What God Has Been Teaching Me Lately
Singing Big
Well, by now, you must know that I am a pretty honest girl. I tend to tell first and think later! But I really thought about this before I chose to share it. This month, I thought I would share something very personal with you from my journal. The reason I am letting you sneak a peek is because I learned a lot from the experience. I think it may encourage you.
You see, blindness and menopause created the perfect formula for depression. For me, it was a long year and a half of dealing with it, and finally I am in a good place. But, all along the way, I tried to sing big. This entry is from last summer when I was looking up from the bottom of the pit. As you read, you'll see what I mean by "singing big!"
July 11, 2010
I can hear the birds outside my window. They're chirping without care. I don't think they realize how small they are compared to the rest of us. They sing big like they are the ones in charge of things today. I love how they make melody without heed to anything else that goes on around them. I wish I was like those birds. I have reason to sing big. I have been drawn close to God and He has loved and carried me. Isn't that enough of a reason to sing big?
But lately, I cower in my own sorrow. I am small and quite aware of it. I willed myself to get up and pour coffee this morning. I will go to church and sit and chat and sing and listen and I, in my own frail way, will worship. I need to do this. I must get out and do what I can to walk through this sorrow with faith. Even my little steps of faith by getting out of the house and going to church and smiling and paying attention to others is my way to sing big. Blah, blah, blah...la, la, la! Help me, Lord, to sing big the song you put in me.
In the thick of my depression, with what seemed like tiny steps, tiny shaky notes were my way of singing big. Pouring coffee, going to church, worshipping, paying attention to others...these were all ways for me to sing big. They seem small to me now, but then they were mammoth steps of faith. We all have opportunities to sing big. For each of us, singing big may sound different. For some, the smallest act of faith is the way they sing big. For others, big attempts and risks are the way they sing big.
It's not the volume of the song, the length of the song or the complexity of the melody that denotes we're singing big. It's the size of our faith that determines when we're singing big. And, God knows what singing big is for you. He loves to hear your melody of trust.
Do you sing big? What would singing big look like for you? Once you identify it, do it. Let God put His song in your heart and sing, sing, sing...BIG!
"He lifted me out of the slimy pit, out of the mud and mire; he set my feet on a rock and gave me a firm place to stand. He put a new song in my mouth, a hymn of praise to our God. Many will see and fear and put their trust in the LORD." (Psalm 40:2, 3)
Well, that's what's been percolating in me lately.


I really don't sing big, it's more like a croak. Anyways, I will take a walk in the neighborhood just to clean the cobwebs out of my brain and the tears from my eyes, talking with the Lord, counting the dogs and cats along the route, visiting with any neighbors I happen to meet. It's really quite small, but it does seem to help.

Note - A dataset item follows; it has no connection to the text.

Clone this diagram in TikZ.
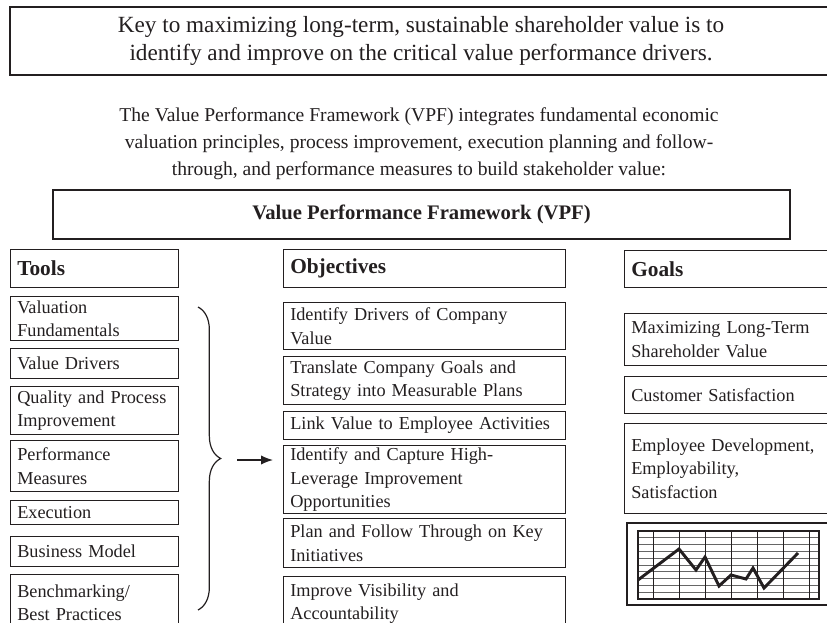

Posted by: Marybeth | December 05, 2010 at 04:18 PM
Dear Jennifer,
I was directed to your website by a dear friend of mine. And at the perfect time. I'm going through a marital crisis. It's been escalating for 9 years now. As I face the day to day uncertainties and pain I am sure that God is with me and I am confident in this one thing that God will never leave me nor forsake me, and the HE LOVES ME. This sharing of Singing Big ministered to me. It has encouraged me and helped me to press on. You see God reveals what I pray for through vessels like yourself. I asked God to help me and sustain me while I wait on His direction. And your testimony has helped me to look more to God for He is the lifter up of my head. I sing on the Worship Team at church and am constantly criticized by my husband. And I made a vow that I would continue to sing for this is the calling of God on my life. And no one will remove that calling but God.
Thank you for sharing your thoughts. God bless you and keep you.
Posted by: Carolyn | December 08, 2010 at 11:08 AM
Dear Jennifer,
What God has been teaching me is that we really need to trust Him in all thing both great and small. I believe the Lord has spoken the words: "Overflow" and "Raining down" to me for Believers in 2011. We need to expect God things from Heaven (God) in Two Thousand Eleven. I love you, and thank you for your wonderful witness of what Christ can do in a persons life.